EXERCISE — Reproduce all lines of the listing below in which the word "document" occurs.

TASK INPUTS —
──────────

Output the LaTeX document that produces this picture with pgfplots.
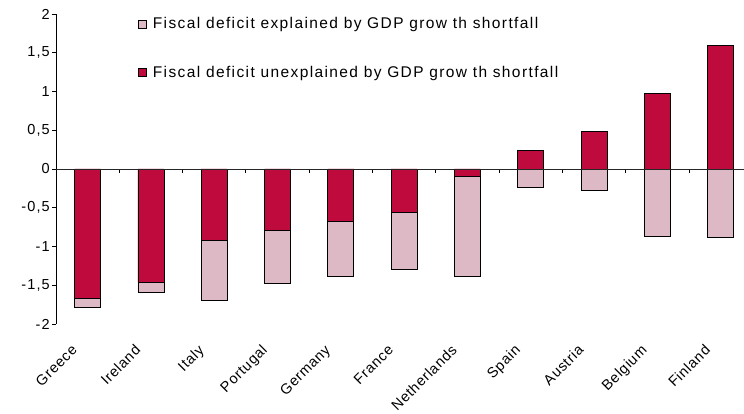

──────────

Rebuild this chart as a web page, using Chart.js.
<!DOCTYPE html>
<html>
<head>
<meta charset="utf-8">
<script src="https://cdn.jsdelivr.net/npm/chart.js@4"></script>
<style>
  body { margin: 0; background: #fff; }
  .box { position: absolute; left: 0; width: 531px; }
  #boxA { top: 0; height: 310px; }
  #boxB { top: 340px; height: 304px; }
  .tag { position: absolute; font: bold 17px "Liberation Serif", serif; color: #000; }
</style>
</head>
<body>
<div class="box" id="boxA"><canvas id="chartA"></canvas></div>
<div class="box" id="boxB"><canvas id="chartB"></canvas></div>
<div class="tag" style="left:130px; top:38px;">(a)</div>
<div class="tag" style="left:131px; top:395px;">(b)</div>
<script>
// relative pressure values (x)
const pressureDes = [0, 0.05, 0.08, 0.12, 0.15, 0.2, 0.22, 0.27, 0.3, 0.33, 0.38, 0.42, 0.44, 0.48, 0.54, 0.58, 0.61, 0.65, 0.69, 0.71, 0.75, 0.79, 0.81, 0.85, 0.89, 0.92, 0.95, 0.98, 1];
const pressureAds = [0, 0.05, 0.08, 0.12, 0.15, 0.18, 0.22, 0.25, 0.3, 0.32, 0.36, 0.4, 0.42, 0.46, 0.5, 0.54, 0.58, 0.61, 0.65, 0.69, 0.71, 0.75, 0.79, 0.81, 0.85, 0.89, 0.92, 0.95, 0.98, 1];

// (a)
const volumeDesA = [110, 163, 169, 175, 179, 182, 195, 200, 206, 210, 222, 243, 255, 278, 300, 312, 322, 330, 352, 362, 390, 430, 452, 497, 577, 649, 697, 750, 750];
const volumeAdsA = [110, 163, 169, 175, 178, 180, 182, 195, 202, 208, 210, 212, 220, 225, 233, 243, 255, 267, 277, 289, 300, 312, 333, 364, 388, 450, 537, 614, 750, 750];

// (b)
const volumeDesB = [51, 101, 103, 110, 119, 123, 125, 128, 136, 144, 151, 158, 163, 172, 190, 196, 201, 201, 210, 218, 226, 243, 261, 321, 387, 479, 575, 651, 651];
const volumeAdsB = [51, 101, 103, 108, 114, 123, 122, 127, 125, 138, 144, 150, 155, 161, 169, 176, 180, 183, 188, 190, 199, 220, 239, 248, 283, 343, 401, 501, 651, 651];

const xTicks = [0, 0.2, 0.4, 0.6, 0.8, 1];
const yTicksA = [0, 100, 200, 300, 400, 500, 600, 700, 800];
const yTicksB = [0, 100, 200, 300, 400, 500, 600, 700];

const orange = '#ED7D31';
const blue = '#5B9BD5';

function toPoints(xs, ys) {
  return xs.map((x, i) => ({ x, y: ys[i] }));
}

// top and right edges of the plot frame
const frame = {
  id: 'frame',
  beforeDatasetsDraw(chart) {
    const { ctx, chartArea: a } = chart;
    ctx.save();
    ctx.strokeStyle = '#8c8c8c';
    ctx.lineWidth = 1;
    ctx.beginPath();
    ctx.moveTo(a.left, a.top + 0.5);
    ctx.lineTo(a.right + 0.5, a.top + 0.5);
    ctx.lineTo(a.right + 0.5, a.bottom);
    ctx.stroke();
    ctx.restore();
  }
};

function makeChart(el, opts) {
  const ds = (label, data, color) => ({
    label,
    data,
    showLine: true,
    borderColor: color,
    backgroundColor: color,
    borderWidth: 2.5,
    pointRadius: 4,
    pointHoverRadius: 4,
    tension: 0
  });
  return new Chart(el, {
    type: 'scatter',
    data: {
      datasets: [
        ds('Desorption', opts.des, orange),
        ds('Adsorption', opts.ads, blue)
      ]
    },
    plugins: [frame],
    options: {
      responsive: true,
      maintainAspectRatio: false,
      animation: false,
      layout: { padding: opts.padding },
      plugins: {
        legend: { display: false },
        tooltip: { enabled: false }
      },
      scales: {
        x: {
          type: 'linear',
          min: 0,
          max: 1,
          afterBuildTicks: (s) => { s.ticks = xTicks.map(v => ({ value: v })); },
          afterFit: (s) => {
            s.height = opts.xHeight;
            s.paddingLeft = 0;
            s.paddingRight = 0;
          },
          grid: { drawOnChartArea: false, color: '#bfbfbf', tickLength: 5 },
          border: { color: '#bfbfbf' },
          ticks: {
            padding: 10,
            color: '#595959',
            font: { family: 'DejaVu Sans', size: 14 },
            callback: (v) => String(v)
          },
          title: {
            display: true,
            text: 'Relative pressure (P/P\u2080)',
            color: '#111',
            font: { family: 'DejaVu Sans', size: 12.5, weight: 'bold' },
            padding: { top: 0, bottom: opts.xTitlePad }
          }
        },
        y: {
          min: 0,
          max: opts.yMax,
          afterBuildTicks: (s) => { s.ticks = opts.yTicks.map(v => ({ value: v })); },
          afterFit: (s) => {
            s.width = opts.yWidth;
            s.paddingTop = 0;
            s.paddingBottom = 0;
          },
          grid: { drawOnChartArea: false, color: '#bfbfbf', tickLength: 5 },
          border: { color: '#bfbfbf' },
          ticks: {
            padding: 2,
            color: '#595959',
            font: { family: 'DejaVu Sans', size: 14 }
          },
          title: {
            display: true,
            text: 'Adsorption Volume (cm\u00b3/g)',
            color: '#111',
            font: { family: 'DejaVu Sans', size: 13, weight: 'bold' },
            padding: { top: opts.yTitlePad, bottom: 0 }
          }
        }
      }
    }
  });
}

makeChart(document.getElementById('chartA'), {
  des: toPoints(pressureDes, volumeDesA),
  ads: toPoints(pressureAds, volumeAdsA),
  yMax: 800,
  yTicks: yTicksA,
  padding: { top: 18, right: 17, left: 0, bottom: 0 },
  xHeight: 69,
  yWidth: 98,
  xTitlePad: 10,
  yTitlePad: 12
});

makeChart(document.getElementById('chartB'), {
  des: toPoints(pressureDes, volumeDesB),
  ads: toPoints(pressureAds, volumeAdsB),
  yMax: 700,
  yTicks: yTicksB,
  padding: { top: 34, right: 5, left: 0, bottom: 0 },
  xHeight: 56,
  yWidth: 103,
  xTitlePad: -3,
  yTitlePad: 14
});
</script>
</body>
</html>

──────────

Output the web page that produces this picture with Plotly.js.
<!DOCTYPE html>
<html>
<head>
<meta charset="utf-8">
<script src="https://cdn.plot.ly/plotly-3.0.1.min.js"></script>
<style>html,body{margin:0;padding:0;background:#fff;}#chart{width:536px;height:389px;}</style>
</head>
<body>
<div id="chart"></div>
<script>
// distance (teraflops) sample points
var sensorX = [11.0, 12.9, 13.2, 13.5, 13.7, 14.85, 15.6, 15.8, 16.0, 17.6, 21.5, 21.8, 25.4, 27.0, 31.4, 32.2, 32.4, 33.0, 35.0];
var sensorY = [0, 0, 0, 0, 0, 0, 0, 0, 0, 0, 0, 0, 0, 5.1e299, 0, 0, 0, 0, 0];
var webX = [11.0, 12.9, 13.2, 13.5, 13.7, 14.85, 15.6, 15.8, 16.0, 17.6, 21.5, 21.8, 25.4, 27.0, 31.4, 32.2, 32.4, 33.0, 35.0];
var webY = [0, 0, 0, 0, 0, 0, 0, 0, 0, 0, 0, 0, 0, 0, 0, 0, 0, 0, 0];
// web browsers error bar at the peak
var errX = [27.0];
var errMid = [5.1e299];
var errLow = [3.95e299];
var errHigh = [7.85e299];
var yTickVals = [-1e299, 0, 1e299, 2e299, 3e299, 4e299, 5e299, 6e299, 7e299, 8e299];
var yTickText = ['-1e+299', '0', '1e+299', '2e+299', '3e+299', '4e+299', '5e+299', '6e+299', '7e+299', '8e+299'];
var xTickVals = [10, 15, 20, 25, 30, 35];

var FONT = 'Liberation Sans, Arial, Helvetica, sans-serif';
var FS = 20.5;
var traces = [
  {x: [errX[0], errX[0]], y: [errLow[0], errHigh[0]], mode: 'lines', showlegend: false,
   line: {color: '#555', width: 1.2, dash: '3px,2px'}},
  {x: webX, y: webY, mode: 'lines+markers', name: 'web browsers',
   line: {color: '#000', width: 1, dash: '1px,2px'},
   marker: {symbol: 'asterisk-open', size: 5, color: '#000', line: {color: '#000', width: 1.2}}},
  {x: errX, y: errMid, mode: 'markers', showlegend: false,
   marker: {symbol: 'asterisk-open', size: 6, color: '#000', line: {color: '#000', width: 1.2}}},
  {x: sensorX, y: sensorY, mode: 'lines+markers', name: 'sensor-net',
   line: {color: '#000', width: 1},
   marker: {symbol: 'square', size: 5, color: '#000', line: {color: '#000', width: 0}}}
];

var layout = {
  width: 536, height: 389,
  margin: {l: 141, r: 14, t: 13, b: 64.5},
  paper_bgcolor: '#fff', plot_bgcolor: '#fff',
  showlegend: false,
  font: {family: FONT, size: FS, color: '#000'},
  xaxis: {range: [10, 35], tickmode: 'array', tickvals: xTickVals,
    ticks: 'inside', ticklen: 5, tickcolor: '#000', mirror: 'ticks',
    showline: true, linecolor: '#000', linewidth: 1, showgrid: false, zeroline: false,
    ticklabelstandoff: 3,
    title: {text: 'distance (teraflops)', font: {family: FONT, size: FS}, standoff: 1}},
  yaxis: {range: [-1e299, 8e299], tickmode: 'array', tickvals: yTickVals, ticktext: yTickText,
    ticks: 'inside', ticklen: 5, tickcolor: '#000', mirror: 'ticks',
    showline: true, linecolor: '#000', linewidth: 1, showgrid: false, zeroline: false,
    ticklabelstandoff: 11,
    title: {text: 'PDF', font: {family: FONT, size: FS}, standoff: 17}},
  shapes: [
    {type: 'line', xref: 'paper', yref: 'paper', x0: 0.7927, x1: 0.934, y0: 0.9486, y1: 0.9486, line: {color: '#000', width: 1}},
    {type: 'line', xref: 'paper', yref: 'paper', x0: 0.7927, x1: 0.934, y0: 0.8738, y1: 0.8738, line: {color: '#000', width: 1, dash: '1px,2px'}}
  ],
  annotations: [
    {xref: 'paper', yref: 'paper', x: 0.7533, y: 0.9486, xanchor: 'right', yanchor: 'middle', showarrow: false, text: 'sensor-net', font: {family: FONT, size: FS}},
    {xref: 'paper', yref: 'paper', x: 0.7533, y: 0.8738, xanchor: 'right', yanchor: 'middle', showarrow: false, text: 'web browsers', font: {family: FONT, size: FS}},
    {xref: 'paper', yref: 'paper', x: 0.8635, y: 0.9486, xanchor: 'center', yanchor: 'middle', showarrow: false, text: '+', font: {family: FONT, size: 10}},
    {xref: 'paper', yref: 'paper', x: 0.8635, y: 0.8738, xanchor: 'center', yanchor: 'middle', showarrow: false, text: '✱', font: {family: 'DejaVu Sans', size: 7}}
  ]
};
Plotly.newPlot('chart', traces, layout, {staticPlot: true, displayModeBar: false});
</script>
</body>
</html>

──────────

RESULT OF THE EXERCISE —
Output the LaTeX document that produces this picture with pgfplots.
makeChart(document.getElementById('chartA'), {
makeChart(document.getElementById('chartB'), {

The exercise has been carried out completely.